La combine prend fin brutalement le 11 décembre avec l’arrestation de quatre trafiquants et la perquisition du domicile de Joël. Les policiers y retrouvent une centaine de grammes de shit et de l’argent liquide. 185 euros dans une boite de gâteau et deux enveloppes contenant 50 euros chacune. « C’est des sous que j’avais mis de côté pour le Noël des enfants », précise le prévenu au sujet des enveloppes. Pour le reste, il s’agit d’un pot commun en partie alimenté par son ex-femme pour les dépenses courantes. L’argent issu du trafic a lui été dépensé au compte-gouttes. « Avec 800 euros d’AAH pour 180 euros de loyer et tout le reste, c’est pas simple tous les jours vous avez, souffle Joël comme pour se justifier. Les 20 euros me permettaient de manger correctement tous les soirs et d’acheter mon tabac et mes feuilles tous les trois jours. »
Entendus en procédure, les enfants de Joël ont fait part de leur étonnement face à cette histoire. Et plus particulièrement sa fille qui a vécu un temps chez son père sans s’apercevoir de rien. Quant au prévenu, son placement en garde à vue à la suite de la perquisition a fait l’effet d’une douche froide : « Je savais très bien que c’était interdit mais quand on m’a parlé de trafic, je suis tombé des nues. »
Alors que les dealeurs ont été placés en détention provisoire après leur garde à vue, Joël a été relâché sous contrôle judiciaire, avec l’obligation de pointer une fois par semaine au commissariat et d’entreprendre des soins contre l’alcool. Interrogé sur l’évolution de sa consommation, il déclare : « Ça va mieux depuis que je suis suivi. Je dois être à deux litres, deux litres et demi de bière par jour. « Ah quand même », s’inquiète un des deux assesseurs. « Oui mais c’est de la quatre degrés, les apéros et tout ça c’est fini ! », assure Joël. Sourire de la présidente : « Vous maniez bien la litote. » Le prévenu tourne ensuite la tête à gauche en direction de Fabienne Basset qui se lève pour ses réquisitions. « En vous voyant arriver, on se dit bien qu’on n’a pas le nouveau Pablo Escobar face à nous », lance d’emblée la procureure. En dix années de stups je n’ai jamais vu ce type de profil ». Joël écoute la suite avec attention. 800 euros d’amende avec sursis sont finalement requis. « Une sanction pertinente et pédagogique », précise la procureure en faisant référence au montant de l’AAH. Puis vient le tour de l’avocate de la défense qui insiste sur l’honnêteté et les regrets de son client. On apprend, enfin, que Joël souhaite désormais quitter le quartier.

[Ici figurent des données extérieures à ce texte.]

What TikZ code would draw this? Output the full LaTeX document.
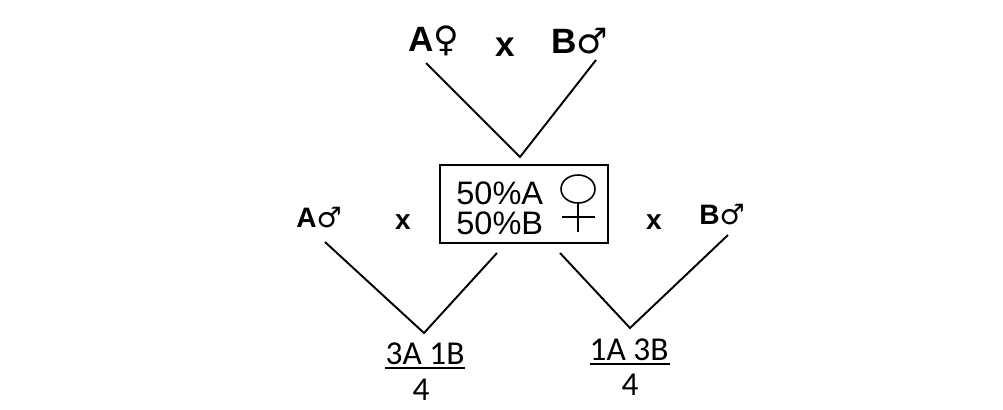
\documentclass[tikz,border=0pt]{standalone}
\usepackage{fontspec}
\setmainfont{Liberation Sans}
\newfontfamily\symfont{DejaVu Sans}
\newfontfamily\ratiofont{Carlito}
\usetikzlibrary{positioning}
\tikzset{parent/.style = {inner sep = 0, font = \bfseries\fontsize{20}{23}\selectfont}}
\tikzset{mate/.style = {inner sep = 0, font = \bfseries\fontsize{16}{19}\selectfont}}
\tikzset{share/.style = {inner sep = 0, anchor = west, font = \fontsize{18.5}{21}\selectfont}}
\tikzset{ratio/.style = {inner sep = 0, font = \ratiofont\fontsize{19}{22}\selectfont}}
\tikzset{cross/.style = {line width = 1.1pt}}
\newcommand{\fem}{{\symfont\mdseries ♀}}
\newcommand{\mal}{{\symfont\mdseries ♂}}

\begin{document}
\begin{tikzpicture}[x=0.02cm, y=-0.02cm]
    \useasboundingbox (0, 0) rectangle (1003, 409);

    \node [parent] (aF) at (434, 41) {A\fem};
    \node [parent] (x0) at (505, 47) {x};
    \node [parent] (bM) at (580, 41) {B\mal};

    \coordinate (t1) at (426, 63);
    \coordinate (t2) at (596, 60);
    \coordinate (tv) at (520, 157);
    \draw [cross] (t1) -- (tv) -- (t2);

    \node [draw, cross, minimum width = 3.36cm, minimum height = 1.56cm] (mix) at (524, 204) {};
    \node [share] (sA) at (456, 193) {50\%A};
    \node [share] (sB) at (456, 223) {50\%B};
    \draw [line width = 0.9pt] (578, 189) ellipse [x radius = 17, y radius = 14];
    \draw [line width = 0.9pt] (578, 203) -- (578, 232);
    \draw [line width = 0.9pt] (562, 217) -- (595, 217);

    \node [mate] (aM) at (319, 218) {A\mal};
    \node [mate] (x1) at (403, 222) {x};
    \node [mate] (x2) at (654, 222) {x};
    \node [mate] (bM2) at (722, 215) {B\mal};

    \coordinate (l1) at (325, 242);
    \coordinate (lv) at (424, 333);
    \coordinate (l2) at (497, 253);
    \draw [cross] (l1) -- (lv) -- (l2);

    \coordinate (r1) at (560, 253);
    \coordinate (rv) at (630, 328);
    \coordinate (r2) at (728, 235);
    \draw [cross] (r1) -- (rv) -- (r2);

    \node [ratio] (left) at (425, 354) {3A 1B};
    \node [ratio] (leftN) at (421, 390) {4};
    \draw [line width = 1.4pt] (385, 368) -- (465, 368);

    \node [ratio] (right) at (629, 350) {1A 3B};
    \node [ratio] (rightN) at (630, 385) {4};
    \draw [line width = 1.4pt] (590, 364) -- (670, 364);
\end{tikzpicture}
\end{document}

Après délibération, le tribunal le relaxe de l’acquisition de stupéfiants mais le déclare coupable pour la détention et la complicité. Il est condamné à 500 euros d’amende, correspondant approximativement au tiers de la somme totale engrangée. Les 185 euros de la boîte de gâteau lui seront restitués mais pas les 100 euros des enveloppes.